- **Instructions to follow**: Only the lines from the one containing "Rebuild this chart" through the one containing "8400, 4000, 3750];" should be output, both ends included and exactly as they appear, minus any pictures.

Stored entries:

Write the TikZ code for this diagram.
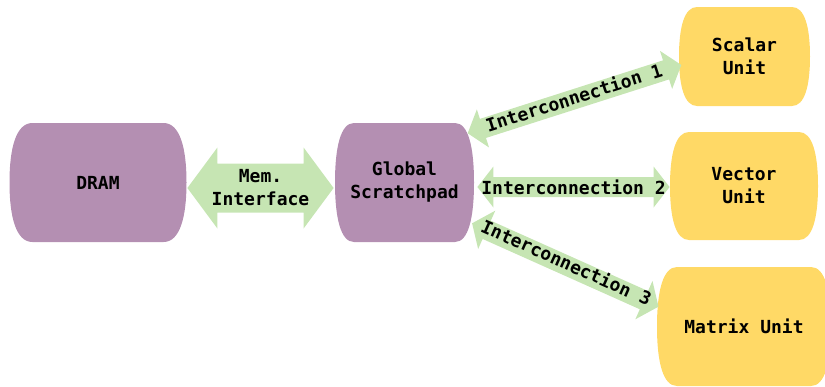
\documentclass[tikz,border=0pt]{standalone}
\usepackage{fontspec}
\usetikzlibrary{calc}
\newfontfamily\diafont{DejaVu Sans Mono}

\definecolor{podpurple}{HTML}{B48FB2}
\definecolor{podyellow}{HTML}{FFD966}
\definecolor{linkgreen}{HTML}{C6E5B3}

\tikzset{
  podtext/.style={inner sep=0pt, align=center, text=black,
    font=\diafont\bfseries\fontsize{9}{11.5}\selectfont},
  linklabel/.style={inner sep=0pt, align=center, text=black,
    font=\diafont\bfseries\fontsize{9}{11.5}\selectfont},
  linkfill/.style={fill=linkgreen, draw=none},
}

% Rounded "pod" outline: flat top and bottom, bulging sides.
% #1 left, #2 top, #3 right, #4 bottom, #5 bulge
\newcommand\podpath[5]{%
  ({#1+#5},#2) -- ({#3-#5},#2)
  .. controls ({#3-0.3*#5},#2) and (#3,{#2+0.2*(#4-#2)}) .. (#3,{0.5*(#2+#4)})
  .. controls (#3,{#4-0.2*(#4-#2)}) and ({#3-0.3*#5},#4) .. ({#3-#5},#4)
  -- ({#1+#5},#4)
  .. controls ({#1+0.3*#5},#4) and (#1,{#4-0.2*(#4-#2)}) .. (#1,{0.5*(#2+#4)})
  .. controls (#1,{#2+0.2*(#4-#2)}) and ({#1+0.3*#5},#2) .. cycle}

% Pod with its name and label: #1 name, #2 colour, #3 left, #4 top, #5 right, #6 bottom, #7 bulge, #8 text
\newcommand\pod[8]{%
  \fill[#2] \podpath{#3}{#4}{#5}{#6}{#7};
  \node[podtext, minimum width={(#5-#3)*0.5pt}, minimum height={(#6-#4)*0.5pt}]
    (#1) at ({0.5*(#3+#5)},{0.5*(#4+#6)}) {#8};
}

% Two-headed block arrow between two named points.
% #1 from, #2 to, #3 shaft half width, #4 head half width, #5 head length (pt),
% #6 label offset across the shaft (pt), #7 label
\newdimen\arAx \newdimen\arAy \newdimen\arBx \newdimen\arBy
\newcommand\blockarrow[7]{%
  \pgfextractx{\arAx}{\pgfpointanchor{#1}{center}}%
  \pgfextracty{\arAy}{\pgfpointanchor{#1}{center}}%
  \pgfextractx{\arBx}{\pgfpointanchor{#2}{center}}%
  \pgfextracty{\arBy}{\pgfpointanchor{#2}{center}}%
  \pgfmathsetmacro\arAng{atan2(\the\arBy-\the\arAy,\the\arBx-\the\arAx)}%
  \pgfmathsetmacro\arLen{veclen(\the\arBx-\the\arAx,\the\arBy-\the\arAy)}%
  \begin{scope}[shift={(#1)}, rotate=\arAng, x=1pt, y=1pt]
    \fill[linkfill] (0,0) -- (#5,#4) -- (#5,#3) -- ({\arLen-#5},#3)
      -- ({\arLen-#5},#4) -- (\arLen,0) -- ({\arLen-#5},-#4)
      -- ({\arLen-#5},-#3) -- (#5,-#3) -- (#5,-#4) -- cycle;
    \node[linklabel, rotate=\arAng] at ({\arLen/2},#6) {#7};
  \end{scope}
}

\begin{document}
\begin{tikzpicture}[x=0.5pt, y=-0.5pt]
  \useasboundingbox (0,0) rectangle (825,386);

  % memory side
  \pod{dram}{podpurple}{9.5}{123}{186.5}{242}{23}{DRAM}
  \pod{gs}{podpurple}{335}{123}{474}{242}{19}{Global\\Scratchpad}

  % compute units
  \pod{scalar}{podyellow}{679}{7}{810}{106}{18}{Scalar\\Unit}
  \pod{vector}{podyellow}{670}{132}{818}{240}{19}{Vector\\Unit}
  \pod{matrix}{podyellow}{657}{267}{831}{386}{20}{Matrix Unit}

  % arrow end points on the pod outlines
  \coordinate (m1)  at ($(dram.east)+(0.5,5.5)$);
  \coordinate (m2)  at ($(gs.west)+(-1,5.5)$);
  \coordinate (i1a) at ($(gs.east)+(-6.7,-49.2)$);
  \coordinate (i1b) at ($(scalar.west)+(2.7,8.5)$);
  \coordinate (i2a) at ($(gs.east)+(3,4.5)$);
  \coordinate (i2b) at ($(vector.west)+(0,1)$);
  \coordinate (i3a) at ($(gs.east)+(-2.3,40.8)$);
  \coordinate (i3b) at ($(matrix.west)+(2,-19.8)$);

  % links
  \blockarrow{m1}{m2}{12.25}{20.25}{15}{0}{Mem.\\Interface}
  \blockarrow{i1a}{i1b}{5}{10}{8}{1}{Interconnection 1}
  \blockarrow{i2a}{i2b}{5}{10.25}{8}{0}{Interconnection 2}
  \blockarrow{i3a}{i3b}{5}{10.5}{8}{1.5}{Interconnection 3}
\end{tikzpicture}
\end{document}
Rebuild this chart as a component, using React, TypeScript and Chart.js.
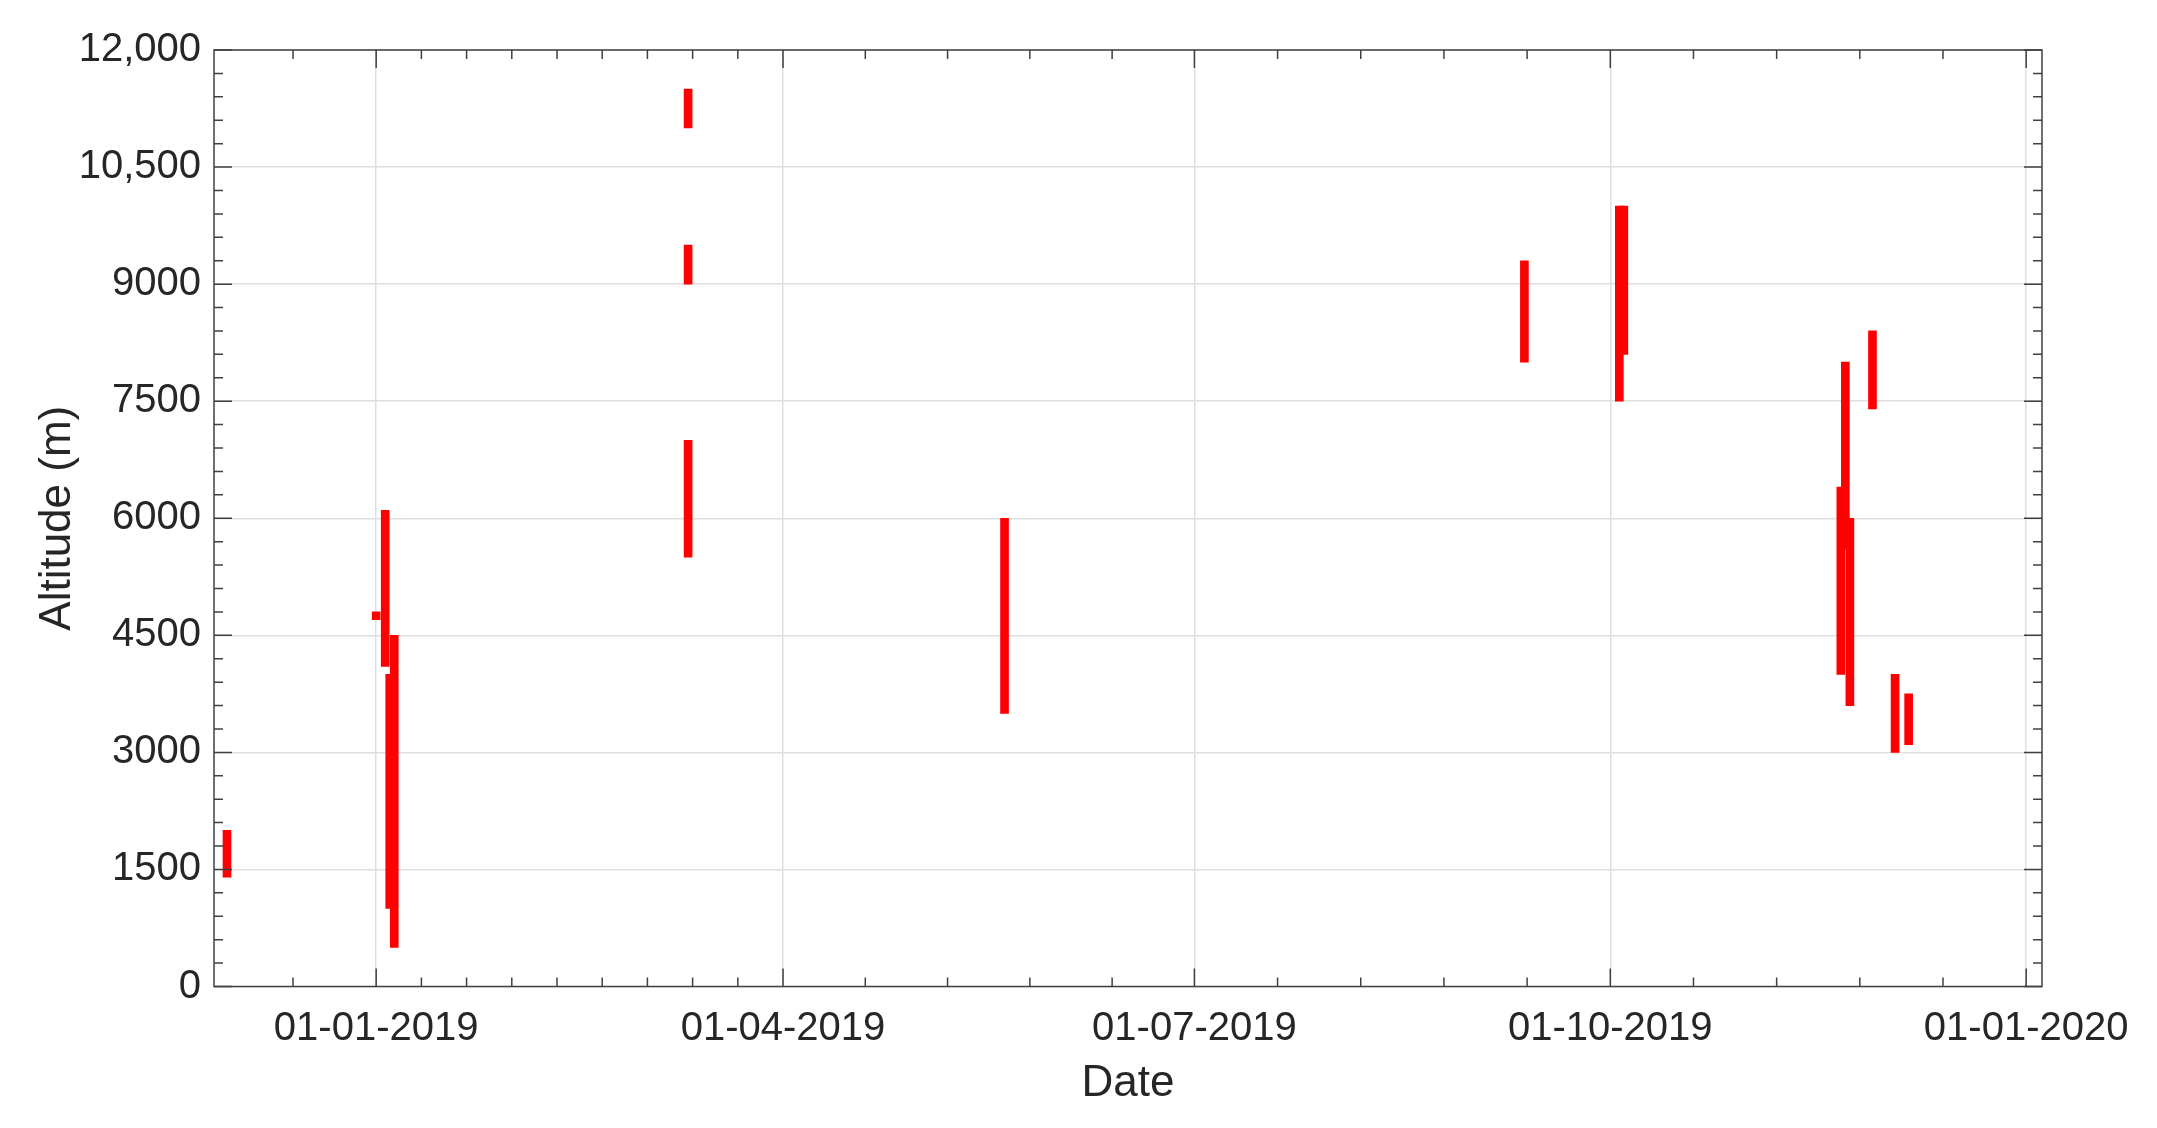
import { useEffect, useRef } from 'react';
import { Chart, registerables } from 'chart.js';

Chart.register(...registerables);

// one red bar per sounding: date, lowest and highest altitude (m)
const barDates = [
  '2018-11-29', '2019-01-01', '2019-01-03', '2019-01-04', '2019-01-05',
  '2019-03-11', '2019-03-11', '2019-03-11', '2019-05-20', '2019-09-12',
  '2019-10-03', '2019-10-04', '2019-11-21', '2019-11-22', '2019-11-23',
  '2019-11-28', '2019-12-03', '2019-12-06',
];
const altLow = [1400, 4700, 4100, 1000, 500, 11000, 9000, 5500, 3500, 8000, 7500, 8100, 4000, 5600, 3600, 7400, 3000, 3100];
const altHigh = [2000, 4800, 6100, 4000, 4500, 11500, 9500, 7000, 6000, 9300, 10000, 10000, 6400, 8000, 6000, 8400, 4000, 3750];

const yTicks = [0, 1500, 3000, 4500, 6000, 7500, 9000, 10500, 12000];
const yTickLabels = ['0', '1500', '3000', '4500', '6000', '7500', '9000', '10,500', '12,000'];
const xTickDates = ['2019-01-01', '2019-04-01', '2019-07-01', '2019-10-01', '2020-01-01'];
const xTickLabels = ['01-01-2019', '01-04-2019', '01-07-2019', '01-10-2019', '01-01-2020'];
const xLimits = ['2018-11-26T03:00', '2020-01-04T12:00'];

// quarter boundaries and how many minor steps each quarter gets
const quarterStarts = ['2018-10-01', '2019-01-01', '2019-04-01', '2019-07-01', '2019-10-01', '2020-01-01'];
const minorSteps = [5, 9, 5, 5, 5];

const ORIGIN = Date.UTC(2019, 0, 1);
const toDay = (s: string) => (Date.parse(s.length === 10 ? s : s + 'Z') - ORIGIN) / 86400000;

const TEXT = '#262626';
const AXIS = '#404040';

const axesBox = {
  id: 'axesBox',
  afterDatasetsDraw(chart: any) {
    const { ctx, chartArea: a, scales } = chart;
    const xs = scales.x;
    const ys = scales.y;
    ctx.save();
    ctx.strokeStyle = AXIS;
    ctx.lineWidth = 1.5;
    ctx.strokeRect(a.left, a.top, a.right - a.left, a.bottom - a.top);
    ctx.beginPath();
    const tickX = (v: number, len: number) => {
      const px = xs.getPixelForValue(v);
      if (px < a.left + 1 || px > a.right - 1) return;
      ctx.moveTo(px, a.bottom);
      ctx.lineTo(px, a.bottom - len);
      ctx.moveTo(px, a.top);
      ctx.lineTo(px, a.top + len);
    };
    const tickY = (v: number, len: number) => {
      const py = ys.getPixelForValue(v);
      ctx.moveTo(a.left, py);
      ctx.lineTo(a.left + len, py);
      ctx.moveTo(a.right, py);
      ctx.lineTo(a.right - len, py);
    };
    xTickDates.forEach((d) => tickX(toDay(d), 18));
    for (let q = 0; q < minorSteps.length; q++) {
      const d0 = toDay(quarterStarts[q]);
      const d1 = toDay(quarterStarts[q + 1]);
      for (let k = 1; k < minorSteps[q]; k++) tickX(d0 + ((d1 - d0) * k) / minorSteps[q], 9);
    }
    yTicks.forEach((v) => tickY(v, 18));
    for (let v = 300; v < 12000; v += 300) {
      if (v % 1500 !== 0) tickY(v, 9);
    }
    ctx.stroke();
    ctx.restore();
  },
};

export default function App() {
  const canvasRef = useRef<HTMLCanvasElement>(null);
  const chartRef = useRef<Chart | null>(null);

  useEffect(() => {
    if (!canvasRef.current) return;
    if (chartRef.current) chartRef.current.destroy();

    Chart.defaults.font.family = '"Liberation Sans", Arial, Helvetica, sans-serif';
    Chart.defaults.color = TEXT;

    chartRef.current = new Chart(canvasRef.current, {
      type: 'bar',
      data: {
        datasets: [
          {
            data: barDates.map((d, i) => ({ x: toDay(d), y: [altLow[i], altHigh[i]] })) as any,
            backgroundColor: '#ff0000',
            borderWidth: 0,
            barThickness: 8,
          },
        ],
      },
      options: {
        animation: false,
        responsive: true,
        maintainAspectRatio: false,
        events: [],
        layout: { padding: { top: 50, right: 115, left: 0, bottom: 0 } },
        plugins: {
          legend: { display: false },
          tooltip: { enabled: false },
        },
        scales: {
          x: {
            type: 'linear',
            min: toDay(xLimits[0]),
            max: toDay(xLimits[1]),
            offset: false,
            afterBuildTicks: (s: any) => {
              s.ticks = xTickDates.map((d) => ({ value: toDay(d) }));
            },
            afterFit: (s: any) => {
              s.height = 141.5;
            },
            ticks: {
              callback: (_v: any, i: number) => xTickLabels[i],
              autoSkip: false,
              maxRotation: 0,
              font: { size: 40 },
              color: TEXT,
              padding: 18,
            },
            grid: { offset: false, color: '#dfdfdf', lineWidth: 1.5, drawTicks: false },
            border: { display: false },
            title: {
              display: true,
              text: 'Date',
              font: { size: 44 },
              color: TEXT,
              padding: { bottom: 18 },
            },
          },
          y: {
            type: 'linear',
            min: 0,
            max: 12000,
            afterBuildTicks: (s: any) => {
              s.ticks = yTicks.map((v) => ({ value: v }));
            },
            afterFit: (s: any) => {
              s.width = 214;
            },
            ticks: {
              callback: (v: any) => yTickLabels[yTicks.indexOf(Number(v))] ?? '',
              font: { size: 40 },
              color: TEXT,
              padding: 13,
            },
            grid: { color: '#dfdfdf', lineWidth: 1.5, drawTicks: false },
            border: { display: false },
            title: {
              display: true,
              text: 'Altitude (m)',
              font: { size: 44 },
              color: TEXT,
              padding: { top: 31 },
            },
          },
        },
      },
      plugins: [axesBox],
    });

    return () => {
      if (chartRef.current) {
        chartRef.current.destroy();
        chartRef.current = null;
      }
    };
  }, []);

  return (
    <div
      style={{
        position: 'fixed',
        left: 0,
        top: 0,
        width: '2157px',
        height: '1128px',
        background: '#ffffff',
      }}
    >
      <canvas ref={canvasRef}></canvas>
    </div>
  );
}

- **Exercise answer**:
Rebuild this chart as a component, using React, TypeScript and Chart.js.
import { useEffect, useRef } from 'react';
import { Chart, registerables } from 'chart.js';

Chart.register(...registerables);

// one red bar per sounding: date, lowest and highest altitude (m)
const barDates = [
  '2018-11-29', '2019-01-01', '2019-01-03', '2019-01-04', '2019-01-05',
  '2019-03-11', '2019-03-11', '2019-03-11', '2019-05-20', '2019-09-12',
  '2019-10-03', '2019-10-04', '2019-11-21', '2019-11-22', '2019-11-23',
  '2019-11-28', '2019-12-03', '2019-12-06',
];
const altLow = [1400, 4700, 4100, 1000, 500, 11000, 9000, 5500, 3500, 8000, 7500, 8100, 4000, 5600, 3600, 7400, 3000, 3100];
const altHigh = [2000, 4800, 6100, 4000, 4500, 11500, 9500, 7000, 6000, 9300, 10000, 10000, 6400, 8000, 6000, 8400, 4000, 3750];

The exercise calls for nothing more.